DHS and the FBI almost immediately disputed Nelson's claim, as did many election supervisors.
Paul Lux, Okaloosa County's Supervisor of Elections and the president of the Florida State Association of Supervisors of Elections, says Nelson's comments struck him as odd. "To me, that says either someone's over-exaggerating something or someone's not telling the Department of Homeland Security and the FBI what they need to know," Lux says.

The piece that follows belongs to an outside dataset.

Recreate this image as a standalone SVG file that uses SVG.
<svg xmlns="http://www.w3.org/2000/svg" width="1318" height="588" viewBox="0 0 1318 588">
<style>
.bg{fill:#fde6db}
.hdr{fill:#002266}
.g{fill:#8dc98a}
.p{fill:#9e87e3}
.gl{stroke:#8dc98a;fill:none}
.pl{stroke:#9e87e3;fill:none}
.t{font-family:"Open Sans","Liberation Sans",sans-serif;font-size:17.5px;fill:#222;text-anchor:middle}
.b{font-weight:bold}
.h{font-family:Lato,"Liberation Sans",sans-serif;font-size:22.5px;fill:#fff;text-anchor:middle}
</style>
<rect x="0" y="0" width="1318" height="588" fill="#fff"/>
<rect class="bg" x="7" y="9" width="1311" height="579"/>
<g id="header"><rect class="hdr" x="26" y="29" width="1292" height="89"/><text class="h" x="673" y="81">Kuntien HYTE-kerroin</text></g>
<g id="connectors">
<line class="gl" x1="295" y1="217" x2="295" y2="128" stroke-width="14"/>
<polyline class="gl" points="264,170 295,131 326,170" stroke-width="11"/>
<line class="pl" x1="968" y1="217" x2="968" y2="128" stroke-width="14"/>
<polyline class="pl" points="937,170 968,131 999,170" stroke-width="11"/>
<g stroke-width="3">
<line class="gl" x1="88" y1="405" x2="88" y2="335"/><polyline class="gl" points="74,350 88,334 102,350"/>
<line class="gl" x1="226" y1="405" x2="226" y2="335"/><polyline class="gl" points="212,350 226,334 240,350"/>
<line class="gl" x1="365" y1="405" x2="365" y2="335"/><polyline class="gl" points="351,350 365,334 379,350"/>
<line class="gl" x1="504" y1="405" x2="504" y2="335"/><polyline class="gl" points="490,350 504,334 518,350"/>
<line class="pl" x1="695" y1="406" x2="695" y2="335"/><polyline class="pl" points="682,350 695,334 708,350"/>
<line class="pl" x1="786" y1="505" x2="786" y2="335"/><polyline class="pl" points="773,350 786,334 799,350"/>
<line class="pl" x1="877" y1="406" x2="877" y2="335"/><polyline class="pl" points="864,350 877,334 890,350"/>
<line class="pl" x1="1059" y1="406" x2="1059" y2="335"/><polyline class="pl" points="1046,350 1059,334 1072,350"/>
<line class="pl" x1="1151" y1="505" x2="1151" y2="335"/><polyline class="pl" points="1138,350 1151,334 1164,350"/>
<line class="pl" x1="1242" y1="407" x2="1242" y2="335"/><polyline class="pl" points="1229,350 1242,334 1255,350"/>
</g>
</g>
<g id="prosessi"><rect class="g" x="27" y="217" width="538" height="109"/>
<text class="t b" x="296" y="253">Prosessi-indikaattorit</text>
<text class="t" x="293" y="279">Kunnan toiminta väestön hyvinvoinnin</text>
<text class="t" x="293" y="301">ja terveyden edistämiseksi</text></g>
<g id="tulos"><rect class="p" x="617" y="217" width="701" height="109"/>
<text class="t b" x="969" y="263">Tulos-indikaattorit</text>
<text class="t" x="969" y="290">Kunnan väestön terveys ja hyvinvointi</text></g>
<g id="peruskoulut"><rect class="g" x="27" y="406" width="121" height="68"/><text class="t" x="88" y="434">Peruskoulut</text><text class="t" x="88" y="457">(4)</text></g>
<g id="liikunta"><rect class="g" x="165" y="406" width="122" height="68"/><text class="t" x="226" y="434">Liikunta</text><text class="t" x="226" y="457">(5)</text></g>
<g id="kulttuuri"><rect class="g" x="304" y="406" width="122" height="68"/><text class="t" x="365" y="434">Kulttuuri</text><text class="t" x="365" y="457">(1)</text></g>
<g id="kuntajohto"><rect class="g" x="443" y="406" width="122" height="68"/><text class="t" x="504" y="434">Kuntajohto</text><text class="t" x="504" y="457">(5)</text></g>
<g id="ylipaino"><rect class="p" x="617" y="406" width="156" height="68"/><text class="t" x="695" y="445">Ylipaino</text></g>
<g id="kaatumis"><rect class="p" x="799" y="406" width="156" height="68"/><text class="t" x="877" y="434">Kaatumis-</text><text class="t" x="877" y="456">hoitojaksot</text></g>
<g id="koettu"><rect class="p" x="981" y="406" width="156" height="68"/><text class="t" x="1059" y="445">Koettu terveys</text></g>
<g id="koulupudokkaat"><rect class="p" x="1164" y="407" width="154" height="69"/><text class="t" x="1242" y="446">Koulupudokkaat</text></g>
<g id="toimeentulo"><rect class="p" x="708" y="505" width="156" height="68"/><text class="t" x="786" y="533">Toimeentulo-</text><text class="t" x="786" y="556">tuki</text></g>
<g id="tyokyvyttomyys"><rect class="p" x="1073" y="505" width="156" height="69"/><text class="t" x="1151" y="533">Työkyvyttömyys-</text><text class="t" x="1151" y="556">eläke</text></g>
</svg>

But the situation brings up a critical point.
"If there are intelligence agencies who have information about threats to elections in Florida or any other state, and they are not sharing this information with [DHS], who is tasked under the Patriot Act with protecting critical infrastructure," Lux says, "then we have a much more serious problem on our hands."
Alan Hays says, "[Nelson's] statement that the Russians are free to roam about, as far as I'm concerned, is total bunk.

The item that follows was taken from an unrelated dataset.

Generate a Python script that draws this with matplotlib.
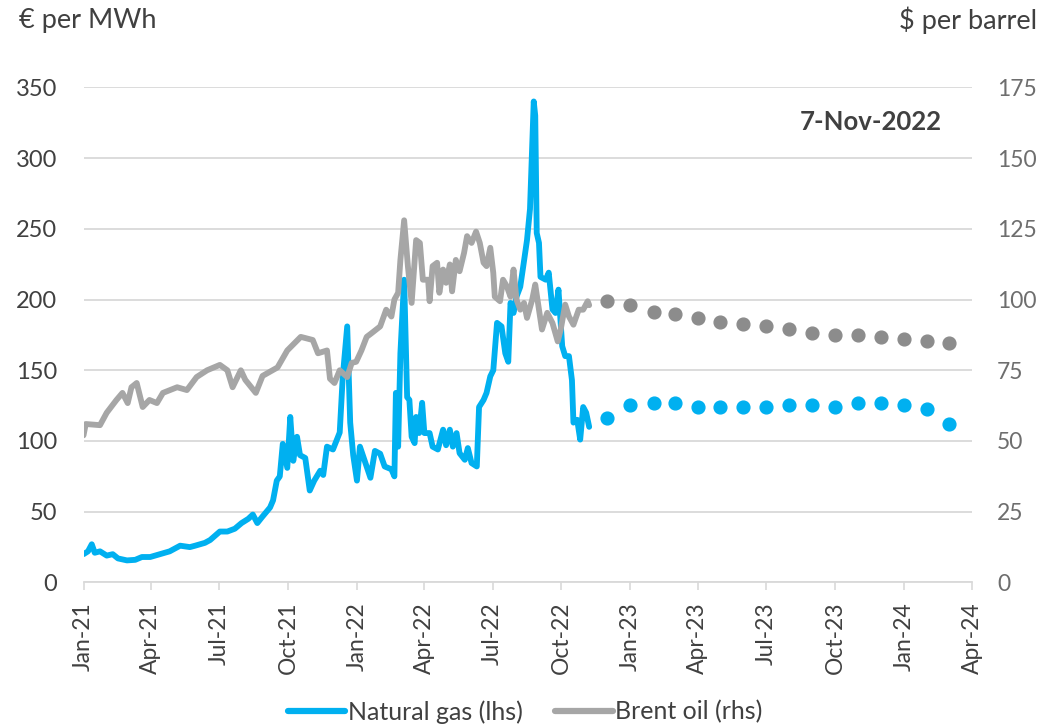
import matplotlib
matplotlib.use("Agg")
import matplotlib.pyplot as plt
import numpy as np
import pandas as pd
from matplotlib.lines import Line2D

plt.rcParams['font.family'] = ['Lato', 'DejaVu Sans']

# --- Spot prices --------------------------------------------------------
gas_dates = [
    "2021-01-01", "2021-01-07", "2021-01-12", "2021-01-16", "2021-01-23", "2021-02-01",
    "2021-02-09", "2021-02-16", "2021-02-28", "2021-03-11", "2021-03-20", "2021-03-31",
    "2021-04-13", "2021-04-26", "2021-05-10", "2021-05-23", "2021-05-30", "2021-06-12",
    "2021-06-19", "2021-07-02", "2021-07-12", "2021-07-22", "2021-07-31", "2021-08-09",
    "2021-08-15", "2021-08-21", "2021-08-27", "2021-09-07", "2021-09-11", "2021-09-16",
    "2021-09-20", "2021-09-24", "2021-09-30", "2021-10-04", "2021-10-08", "2021-10-13",
    "2021-10-17", "2021-10-24", "2021-10-30", "2021-11-05", "2021-11-13", "2021-11-17",
    "2021-11-22", "2021-11-30", "2021-12-09", "2021-12-13", "2021-12-19", "2021-12-23",
    "2021-12-27", "2022-01-01", "2022-01-05", "2022-01-12", "2022-01-19", "2022-01-25",
    "2022-02-01", "2022-02-07", "2022-02-16", "2022-02-20", "2022-02-22", "2022-02-25",
    "2022-02-28", "2022-03-05", "2022-03-09", "2022-03-12", "2022-03-15", "2022-03-19",
    "2022-03-21", "2022-03-25", "2022-03-29", "2022-04-01", "2022-04-08", "2022-04-12",
    "2022-04-19", "2022-04-26", "2022-04-30", "2022-05-05", "2022-05-09", "2022-05-14",
    "2022-05-18", "2022-05-25", "2022-05-29", "2022-06-03", "2022-06-10", "2022-06-13",
    "2022-06-19", "2022-06-23", "2022-06-28", "2022-07-02", "2022-07-07", "2022-07-13",
    "2022-07-18", "2022-07-22", "2022-07-25", "2022-07-29", "2022-08-02", "2022-08-07",
    "2022-08-11", "2022-08-16", "2022-08-20", "2022-08-25", "2022-08-27", "2022-08-29",
    "2022-09-01", "2022-09-03", "2022-09-10", "2022-09-14", "2022-09-19", "2022-09-23",
    "2022-09-27", "2022-10-02", "2022-10-06", "2022-10-11", "2022-10-15", "2022-10-17",
    "2022-10-22", "2022-10-26", "2022-10-30", "2022-11-03", "2022-11-07",
]
gas_values = [
    20, 22, 27, 21, 22, 19,
    20, 17, 15.6, 16, 18, 18,
    20, 22, 26, 25, 26, 28,
    30, 36, 36, 38, 42, 45,
    48, 42, 46, 53, 58, 72,
    75, 98, 81, 117, 86, 103,
    90, 88, 65, 72, 79, 76,
    96, 94, 106, 145, 181, 113,
    90, 72, 96, 85, 74, 93,
    91, 82, 80, 75, 134, 96,
    162, 214, 131, 129, 103, 98.5,
    117, 105.6, 127, 105.6, 105.6, 96,
    94, 108, 97, 108, 96, 105.6,
    91.4, 86.7, 95, 84.4, 82, 124,
    129, 134, 145.7, 150, 183.5, 181,
    162, 156, 197.6, 190.5, 202, 209,
    223.5, 242, 264, 340, 330, 247,
    240, 216, 214, 219, 193, 190.5,
    207, 167, 160, 160, 143, 113,
    115, 101, 124, 120, 110,
]

oil_dates = [
    "2021-01-01", "2021-01-04", "2021-01-23", "2021-02-01", "2021-02-14", "2021-02-22",
    "2021-03-01", "2021-03-06", "2021-03-13", "2021-03-21", "2021-03-30", "2021-04-09",
    "2021-04-17", "2021-05-06", "2021-05-19", "2021-06-01", "2021-06-15", "2021-07-02",
    "2021-07-12", "2021-07-19", "2021-07-30", "2021-08-05", "2021-08-19", "2021-08-28",
    "2021-09-17", "2021-09-30", "2021-10-18", "2021-11-03", "2021-11-10", "2021-11-22",
    "2021-11-26", "2021-12-02", "2021-12-09", "2021-12-19", "2021-12-25", "2021-12-31",
    "2022-01-07", "2022-01-14", "2022-01-20", "2022-02-01", "2022-02-09", "2022-02-16",
    "2022-02-20", "2022-02-25", "2022-02-28", "2022-03-05", "2022-03-10", "2022-03-15",
    "2022-03-21", "2022-03-26", "2022-03-30", "2022-04-06", "2022-04-08", "2022-04-12",
    "2022-04-18", "2022-04-21", "2022-04-26", "2022-04-30", "2022-05-05", "2022-05-08",
    "2022-05-13", "2022-05-18", "2022-05-24", "2022-05-28", "2022-06-03", "2022-06-09",
    "2022-06-14", "2022-06-19", "2022-06-23", "2022-06-28", "2022-07-02", "2022-07-04",
    "2022-07-11", "2022-07-15", "2022-07-20", "2022-07-25", "2022-07-29", "2022-08-02",
    "2022-08-07", "2022-08-12", "2022-08-16", "2022-08-23", "2022-08-27", "2022-09-01",
    "2022-09-05", "2022-09-12", "2022-09-19", "2022-09-26", "2022-09-30", "2022-10-06",
    "2022-10-11", "2022-10-17", "2022-10-24", "2022-10-30", "2022-11-05", "2022-11-07",
]
oil_values = [
    52, 56, 55.6, 60, 64.5, 67,
    63.4, 69, 70.5, 62, 64.5, 63.4,
    67, 69, 68, 72.6, 75, 76.9,
    75, 69, 75, 71.6, 67, 73,
    76, 82, 86.8, 85.7, 81, 82,
    72, 70.5, 75, 72.6, 77.6, 78,
    82, 86.8, 88, 90.5, 96.4, 94,
    100, 102.4, 114, 128, 111.8, 98.8,
    121, 120, 107, 107, 99.4, 111.8,
    113, 102.4, 110.6, 105.9, 112.4, 102.9,
    114, 110, 116.5, 122.4, 120, 124,
    120, 113, 111.8, 118.3, 109.4, 101,
    99.4, 107, 104.7, 101, 110.6, 100,
    96.4, 98.8, 93.5, 100, 105.3, 96.4,
    89.4, 95.3, 91.7, 85.2, 89.4, 98.2,
    94, 91.1, 96.4, 96.4, 99.4, 98,
]

# --- Futures curve (monthly contracts) ----------------------------------
fwd_months = [
    "2022-12-01", "2023-01-01", "2023-02-01", "2023-03-01", "2023-04-01", "2023-05-01",
    "2023-06-01", "2023-07-01", "2023-08-01", "2023-09-01", "2023-10-01", "2023-11-01",
    "2023-12-01", "2024-01-01", "2024-02-01", "2024-03-01",
]
gas_fwd = [116, 125.4, 126.6, 126.6, 123.8, 123.8, 123.8, 123.8,
           125.4, 125.4, 123.8, 126.6, 126.6, 125.4, 122.4, 112]
oil_fwd = [99.6, 98.1, 95.7, 94.9, 93.4, 92.0, 91.2, 90.5,
           89.6, 88.2, 87.5, 87.5, 86.7, 86.0, 85.3, 84.6]

x_ticks = pd.date_range("2021-01-01", "2024-04-01", freq="QS")
x_labels = [d.strftime("%b-%y") for d in x_ticks]

GAS = "#00B0F0"
OIL = "#A6A6A6"
OIL_DOT = "#8C8C8C"
GRID = "#D9D9D9"
TXT = "#404040"

fig = plt.figure(figsize=(10.4, 7.27), dpi=100)
ax = fig.add_axes([0.0803, 0.1988, 0.8543, 0.6811])
ax2 = ax.twinx()

ax.plot(pd.to_datetime(gas_dates), gas_values, color=GAS, lw=4.2,
        solid_joinstyle="round", solid_capstyle="round", zorder=3)
ax.plot(pd.to_datetime(fwd_months), gas_fwd, linestyle="none", marker="o",
        ms=9.2, color=GAS, zorder=3)
ax2.plot(pd.to_datetime(oil_dates), oil_values, color=OIL, lw=4.2,
         solid_joinstyle="round", solid_capstyle="round", zorder=3)
ax2.plot(pd.to_datetime(fwd_months), oil_fwd, linestyle="none", marker="o",
         ms=9.2, color=OIL_DOT, zorder=3)

ax.set_xlim(pd.Timestamp("2021-01-01"), pd.Timestamp("2024-04-01"))
ax.set_ylim(0, 350)
ax2.set_ylim(0, 175)
ax.set_yticks(np.arange(0, 351, 50))
ax2.set_yticks(np.arange(0, 176, 25))

ax.set_xticks(x_ticks)
ax.set_xticklabels(x_labels, rotation=90, fontsize=16.5, color=TXT)
ax.tick_params(axis="x", length=6, width=1.2, color=GRID, pad=8)
ax.tick_params(axis="y", length=0, pad=19, labelsize=17, labelcolor=TXT)
ax2.tick_params(axis="y", length=0, pad=18, labelsize=16.5, labelcolor="#6E6E6E")

ax.grid(axis="y", color=GRID, lw=1.3)
ax.set_axisbelow(True)
for a in (ax, ax2):
    for s in ("top", "left", "right"):
        a.spines[s].set_visible(False)
    a.spines["bottom"].set_color(GRID)
    a.spines["bottom"].set_linewidth(1.3)
ax2.spines["bottom"].set_visible(False)

fig.text(0.018, 0.972, "€ per MWh", fontsize=19.5, color=TXT, ha="left", va="center")
fig.text(0.997, 0.972, "$ per barrel", fontsize=19.5, color=TXT, ha="right", va="center")
fig.text(0.906, 0.832, "7-Nov-2022", fontsize=18.5, fontweight="bold",
         color=TXT, ha="right", va="center")

handles = [Line2D([], [], color=GAS, lw=4.5, solid_capstyle="round"),
           Line2D([], [], color=OIL, lw=4.5, solid_capstyle="round")]
fig.legend(handles, ["Natural gas (lhs)", "Brent oil (rhs)"], loc="center",
           bbox_to_anchor=(0.505, 0.021), ncol=2, frameon=False, fontsize=18,
           handlelength=2.3, handletextpad=0.1, columnspacing=1.3,
           labelcolor=TXT)

fig.savefig("out.png", dpi=100)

"I have seen no evidence of that. I have heard nothing from any of the supervisors about that, and frankly, I think loose talk like that is doing a gross disservice to the voters in the whole state and in the whole nation."
It wouldn't be the first time Florida's election supervisors weren't given the whole truth. However, after staying mum for several days after making the claim, Nelson seemed to double down on his previous comments.

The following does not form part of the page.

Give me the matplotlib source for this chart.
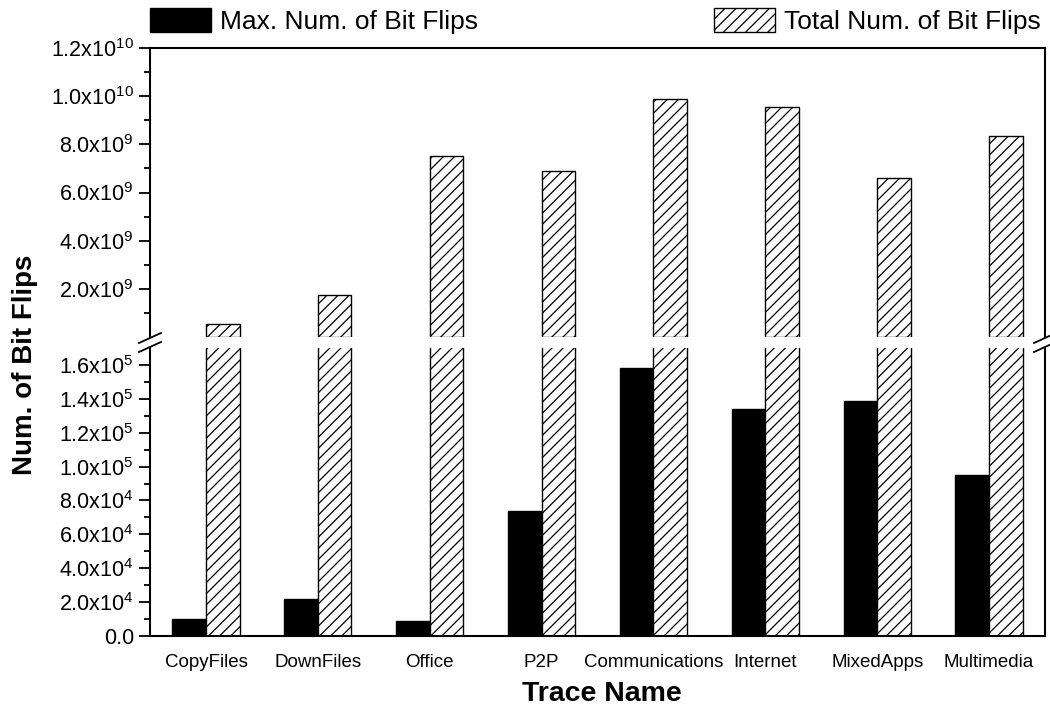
import matplotlib.pyplot as plt
import matplotlib.patches as mpatches
import numpy as np

plt.rcParams['font.family'] = ['Liberation Sans', 'DejaVu Sans']
plt.rcParams['mathtext.default'] = 'regular'
plt.rcParams['hatch.linewidth'] = 0.9

traces = ['CopyFiles', 'DownFiles', 'Office', 'P2P', 'Communications',
          'Internet', 'MixedApps', 'Multimedia']
max_flips = [1.0e4, 2.2e4, 0.9e4, 7.4e4, 1.58e5, 1.34e5, 1.39e5, 9.5e4]
total_flips = [0.55e9, 1.75e9, 7.5e9, 6.9e9, 9.88e9, 9.54e9, 6.6e9, 8.33e9]


def sci_label(v, pos=None):
    if v == 0:
        return '0.0'
    e = int(np.floor(np.log10(v)))
    m = v / 10 ** e
    return '%.1fx10$^{%d}$' % (m, e)


fig = plt.figure(figsize=(10.5, 7.11), dpi=100)
left, width = 150 / 1050, 895 / 1050
ax_top = fig.add_axes([left, 1 - 337 / 711, width, 289 / 711])
ax_bot = fig.add_axes([left, 1 - 636 / 711, width, 288 / 711])

x = np.arange(len(traces))
w = 0.3
# upper part only shows the totals
ax_top.bar(x + w / 2, total_flips, w, color='white', edgecolor='black',
           hatch='///', linewidth=1)
ax_bot.bar(x - w / 2, max_flips, w, color='black', edgecolor='black', linewidth=1)
ax_bot.bar(x + w / 2, total_flips, w, color='white', edgecolor='black',
           hatch='///', linewidth=1)

for ax in (ax_top, ax_bot):
    ax.set_xlim(-0.5, 7.5)
    for s in ax.spines.values():
        s.set_linewidth(1.5)
    ax.tick_params(axis='y', which='major', direction='out', length=8, width=1.3,
                   labelsize=15.5)
    ax.tick_params(axis='y', which='minor', direction='out', length=4.5, width=1.3)
    ax.yaxis.set_major_formatter(plt.FuncFormatter(sci_label))

ax_top.set_ylim(0, 1.2e10)
ax_top.set_yticks(np.arange(2e9, 1.21e10, 2e9))
ax_top.set_yticks(np.arange(1e9, 1.2e10, 2e9), minor=True)
ax_top.spines['bottom'].set_visible(False)
ax_top.set_xticks([])

ax_bot.set_ylim(0, 1.7e5)
ax_bot.set_yticks(np.arange(0, 1.61e5, 2e4))
ax_bot.set_yticks(np.arange(1e4, 1.6e5, 2e4), minor=True)
ax_bot.spines['top'].set_visible(False)
ax_bot.set_xticks(x)
ax_bot.set_xticklabels(traces, fontsize=13.5)
ax_bot.tick_params(axis='x', length=0, pad=13)

# break marks on both vertical axes
for xp in (150, 1045):
    for yp in (338, 347):
        fig.add_artist(plt.Line2D([(xp - 11) / 1050, (xp + 11) / 1050],
                                  [1 - (yp + 5) / 711, 1 - (yp - 5) / 711],
                                  color='black', linewidth=1.3))

fig.text(0.024, 1 - 365 / 711, 'Num. of Bit Flips', rotation=90, fontsize=20,
         fontweight='bold', ha='center', va='center')
fig.text(602 / 1050, 1 - 694 / 711, 'Trace Name', fontsize=20.5,
         fontweight='bold', ha='center', va='center')

h1 = mpatches.Patch(facecolor='black', edgecolor='black')
h2 = mpatches.Patch(facecolor='white', edgecolor='black', hatch='///')
leg_kw = dict(frameon=False, fontsize=19, handlelength=2.3, handleheight=1.0,
              handletextpad=0.35, borderpad=0.15, borderaxespad=0)
fig.legend([h1], ['Max. Num. of Bit Flips'], loc='upper left',
           bbox_to_anchor=(146 / 1050, 1 - 4 / 711), **leg_kw)
fig.legend([h2], ['Total Num. of Bit Flips'], loc='upper right',
           bbox_to_anchor=(1045 / 1050, 1 - 4 / 711), **leg_kw)

fig.savefig('out.png', dpi=100)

"It would be foolish to think that the Russians would not continue to do this as they did in Florida in 2016," Nelson told the Tampa Bay Times. "It's unfortunate that some Florida officials are trying to use this for partisan political purposes," he said, referring to how his opponent, Scott, had pounced on Nelson's comments by saying that the Democratic senator might have released classified information.
Nelson's comments ended up drawing an ethics complaint from the Foundation for Accountability and Civic Trust, described by OpenSecrets.org as "a conservative counterweight to watchdog groups viewed as more left-of-center," known for dark money funding from the likes of Charles Koch. FACT asserted that Nelson was guilty of either "disclosing classified information or improper conduct." Since then, he has neither stood by his comments nor denounced them.
"Nelson made these declarations with the authority and credibility of the Senate, which has access to classified information not made available to the public," the complaint says. "Yet, there is no publicly known evidence supporting the veracity of Nelson's remarks."
A statement from Senate Intelligence Committee Chairman Richard Burr, a Republican from North Carolina, neither confirmed nor contradicted Nelson's claim, though the statement made reference to "Russia's continued efforts to interfere in our democracy and undermine our elections."
Orlando Weekly reached out repeatedly to various operatives within Nelson's office for further comment, but did not receive a reply by press time.
"I think part of this thing is to scare people, to build that fear," Cowles says. "And what does it do? Keeps people from going to vote. So is it becoming more of a tool to control voter turnout, without really being malicious in trying to destroy records?"
Still, many experts still see cause for concern.
"The real threat is in the periphery, in the margins of the peripheral details, and that's why I think people have not quite grasped the nature of the threats," says Bradley Moss, a Washington, D.C.-based lawyer who specializes in matters relating to national security. "When someone is scanning and trying to infiltrate these systems, the real issue is just messing with the underlying data. Can they secure it efficiently enough to convince and to persuade and reassure voters that their data is accurate when they show up on Election Day?"
It's a question that's at the forefront of Florida election officials' minds.
"We've got unified statewide procedures," Cowles says. "That's what the [Florida Secretary of State] is doing, and that's why we have the training at our conferences to make sure that everybody is unified in terms of understanding what the potential risks are, and then what you need to protect your systems, to protect the statewide system, because we're all connected to the statewide voter registration database."
Asked how he feels going into the November midterms, Cowles says, "Very confident. But I'm always looking over my shoulder."